Oil prices slipped on Thursday after a surge in the previous session on a larger-than-expected draw in U.S. gasoline stocks, as markets weighed macroeconomic concerns against firm near-term demand.
Brent futures fell 5 cents to $70.9 a barrel by 0426 GMT, while U.S. West Texas Intermediate crude futures shed 10 cents to $67.58 a barrel.
Both benchmarks rallied about 2% on Wednesday as U.S. government data showed tighter-than-expected oil and fuel inventories.
U.S. gasoline inventories fell by 5.7 million barrels, more than the 1.9 million-barrel draw expected by analysts, while distillate stocks also dropped more than anticipated - despite gains in crude stocks. [EIA/S]

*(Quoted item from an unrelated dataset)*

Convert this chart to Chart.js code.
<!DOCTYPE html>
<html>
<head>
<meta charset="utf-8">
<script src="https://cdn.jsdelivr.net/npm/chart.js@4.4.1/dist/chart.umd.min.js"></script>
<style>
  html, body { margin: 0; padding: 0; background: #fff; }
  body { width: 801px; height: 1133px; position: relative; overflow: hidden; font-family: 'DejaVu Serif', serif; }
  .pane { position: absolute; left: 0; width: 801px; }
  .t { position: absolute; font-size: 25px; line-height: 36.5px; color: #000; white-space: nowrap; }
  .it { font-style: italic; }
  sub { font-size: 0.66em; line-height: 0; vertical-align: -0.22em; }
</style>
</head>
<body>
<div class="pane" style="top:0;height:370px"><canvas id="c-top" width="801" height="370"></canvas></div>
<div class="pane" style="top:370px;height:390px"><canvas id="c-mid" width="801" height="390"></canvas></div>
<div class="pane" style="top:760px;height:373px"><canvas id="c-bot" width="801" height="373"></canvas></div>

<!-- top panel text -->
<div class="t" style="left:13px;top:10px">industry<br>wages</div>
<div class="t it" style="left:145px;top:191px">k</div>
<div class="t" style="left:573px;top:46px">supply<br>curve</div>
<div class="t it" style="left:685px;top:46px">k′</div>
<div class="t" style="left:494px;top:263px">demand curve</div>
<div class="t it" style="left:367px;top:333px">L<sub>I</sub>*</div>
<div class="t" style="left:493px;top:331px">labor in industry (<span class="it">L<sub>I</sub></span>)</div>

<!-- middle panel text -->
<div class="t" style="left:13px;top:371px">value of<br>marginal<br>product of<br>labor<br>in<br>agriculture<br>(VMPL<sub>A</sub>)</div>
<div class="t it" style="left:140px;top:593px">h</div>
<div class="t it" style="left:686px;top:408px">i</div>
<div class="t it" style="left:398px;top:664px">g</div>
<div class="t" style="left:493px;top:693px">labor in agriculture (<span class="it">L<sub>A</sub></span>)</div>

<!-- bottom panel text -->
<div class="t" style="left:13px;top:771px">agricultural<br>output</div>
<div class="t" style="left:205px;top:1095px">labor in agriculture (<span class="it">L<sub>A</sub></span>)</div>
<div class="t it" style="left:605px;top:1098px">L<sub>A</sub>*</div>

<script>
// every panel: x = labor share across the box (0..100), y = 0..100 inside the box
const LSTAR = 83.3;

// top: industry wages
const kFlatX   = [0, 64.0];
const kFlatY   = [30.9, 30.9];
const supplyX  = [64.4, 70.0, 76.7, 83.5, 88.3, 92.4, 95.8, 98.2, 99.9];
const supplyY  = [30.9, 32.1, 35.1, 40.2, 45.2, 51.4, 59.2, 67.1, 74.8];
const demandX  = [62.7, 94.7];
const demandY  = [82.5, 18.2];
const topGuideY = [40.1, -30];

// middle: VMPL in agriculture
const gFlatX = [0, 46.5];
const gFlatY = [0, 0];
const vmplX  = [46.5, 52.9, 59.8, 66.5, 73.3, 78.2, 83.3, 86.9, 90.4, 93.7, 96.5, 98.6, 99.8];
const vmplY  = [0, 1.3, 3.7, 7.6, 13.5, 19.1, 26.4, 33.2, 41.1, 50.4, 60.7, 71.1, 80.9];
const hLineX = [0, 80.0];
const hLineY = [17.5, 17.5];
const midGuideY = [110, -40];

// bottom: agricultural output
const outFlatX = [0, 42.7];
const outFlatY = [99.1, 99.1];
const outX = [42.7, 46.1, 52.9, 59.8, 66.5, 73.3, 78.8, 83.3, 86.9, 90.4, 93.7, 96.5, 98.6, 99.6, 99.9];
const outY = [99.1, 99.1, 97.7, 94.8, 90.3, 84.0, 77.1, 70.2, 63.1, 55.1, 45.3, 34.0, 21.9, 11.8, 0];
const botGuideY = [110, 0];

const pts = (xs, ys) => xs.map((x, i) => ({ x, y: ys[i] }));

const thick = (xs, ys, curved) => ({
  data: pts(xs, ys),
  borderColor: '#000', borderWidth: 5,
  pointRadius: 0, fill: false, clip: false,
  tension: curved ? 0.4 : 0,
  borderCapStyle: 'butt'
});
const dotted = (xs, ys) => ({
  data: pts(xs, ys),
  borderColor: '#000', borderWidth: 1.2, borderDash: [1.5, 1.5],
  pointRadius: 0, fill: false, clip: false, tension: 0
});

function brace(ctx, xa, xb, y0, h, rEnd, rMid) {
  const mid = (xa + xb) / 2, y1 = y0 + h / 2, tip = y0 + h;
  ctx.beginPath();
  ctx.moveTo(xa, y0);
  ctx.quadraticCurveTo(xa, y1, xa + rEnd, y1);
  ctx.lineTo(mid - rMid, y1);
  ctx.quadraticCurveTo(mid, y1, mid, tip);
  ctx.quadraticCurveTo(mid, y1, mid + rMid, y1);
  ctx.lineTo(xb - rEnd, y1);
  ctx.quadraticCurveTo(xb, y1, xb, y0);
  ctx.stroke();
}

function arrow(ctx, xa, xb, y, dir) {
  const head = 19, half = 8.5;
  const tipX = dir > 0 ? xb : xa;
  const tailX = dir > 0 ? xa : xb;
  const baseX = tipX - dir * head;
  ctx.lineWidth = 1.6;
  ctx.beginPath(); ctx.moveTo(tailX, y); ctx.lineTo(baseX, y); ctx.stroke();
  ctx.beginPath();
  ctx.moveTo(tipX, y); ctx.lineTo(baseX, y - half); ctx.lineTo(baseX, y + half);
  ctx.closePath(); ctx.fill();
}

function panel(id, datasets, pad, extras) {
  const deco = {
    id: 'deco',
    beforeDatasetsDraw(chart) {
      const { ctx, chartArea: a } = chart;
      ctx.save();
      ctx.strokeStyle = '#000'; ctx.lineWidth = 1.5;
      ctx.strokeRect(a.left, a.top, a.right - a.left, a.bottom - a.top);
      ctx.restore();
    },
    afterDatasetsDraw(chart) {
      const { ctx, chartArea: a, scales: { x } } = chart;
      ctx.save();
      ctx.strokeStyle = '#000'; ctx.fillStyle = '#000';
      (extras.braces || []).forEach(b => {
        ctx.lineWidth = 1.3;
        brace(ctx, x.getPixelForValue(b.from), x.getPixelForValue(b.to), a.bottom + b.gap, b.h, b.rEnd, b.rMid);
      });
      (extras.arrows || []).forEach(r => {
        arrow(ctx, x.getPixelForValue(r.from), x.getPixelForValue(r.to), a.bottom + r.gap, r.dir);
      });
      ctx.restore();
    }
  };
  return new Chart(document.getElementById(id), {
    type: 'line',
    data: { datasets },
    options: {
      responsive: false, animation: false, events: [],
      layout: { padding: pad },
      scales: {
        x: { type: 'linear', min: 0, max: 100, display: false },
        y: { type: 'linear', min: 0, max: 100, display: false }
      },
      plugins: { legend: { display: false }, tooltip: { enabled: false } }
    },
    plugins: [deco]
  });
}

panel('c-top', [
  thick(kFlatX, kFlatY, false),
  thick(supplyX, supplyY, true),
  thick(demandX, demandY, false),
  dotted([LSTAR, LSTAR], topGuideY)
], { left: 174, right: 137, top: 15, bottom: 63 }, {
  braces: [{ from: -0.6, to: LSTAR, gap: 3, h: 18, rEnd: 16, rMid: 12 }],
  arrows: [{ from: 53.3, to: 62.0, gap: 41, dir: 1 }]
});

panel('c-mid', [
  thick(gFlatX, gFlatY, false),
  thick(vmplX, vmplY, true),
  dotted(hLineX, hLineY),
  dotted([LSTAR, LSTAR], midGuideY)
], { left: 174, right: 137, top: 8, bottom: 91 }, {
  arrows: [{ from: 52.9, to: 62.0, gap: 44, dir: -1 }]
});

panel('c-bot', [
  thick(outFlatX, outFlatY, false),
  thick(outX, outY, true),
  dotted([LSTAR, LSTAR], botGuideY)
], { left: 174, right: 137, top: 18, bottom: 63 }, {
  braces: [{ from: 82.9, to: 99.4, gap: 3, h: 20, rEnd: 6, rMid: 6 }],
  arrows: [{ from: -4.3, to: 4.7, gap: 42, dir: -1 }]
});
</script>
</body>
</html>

"Declining U.S. gasoline inventories raised expectations for a seasonal demand increase in spring, but concerns about the global economic impact of tariff wars weighed on the market," said Hiroyuki Kikukawa, chief strategist of Nissan (OTC:NSANY) Securities Investment.
"With strong and weak factors progressing simultaneously, it has become difficult for the market to lean decisively in one direction or the other," he added.
Donald Trump threatened on Wednesday to escalate a global trade war with further tariffs on European Union goods, as major U.S. trading partners said they would retaliate for trade barriers already erected by the U.S. president.
Trump's hyper-focus on tariffs has rattled investors, consumers and business confidence and raised U.S. recession fears.
Meanwhile, the Organization of the Petroleum Exporting Countries said on Wednesday that Kazakhstan led a sizeable jump in February crude output by the wider OPEC+, highlighting a challenge for the producer group in enforcing adherence to agreed output targets.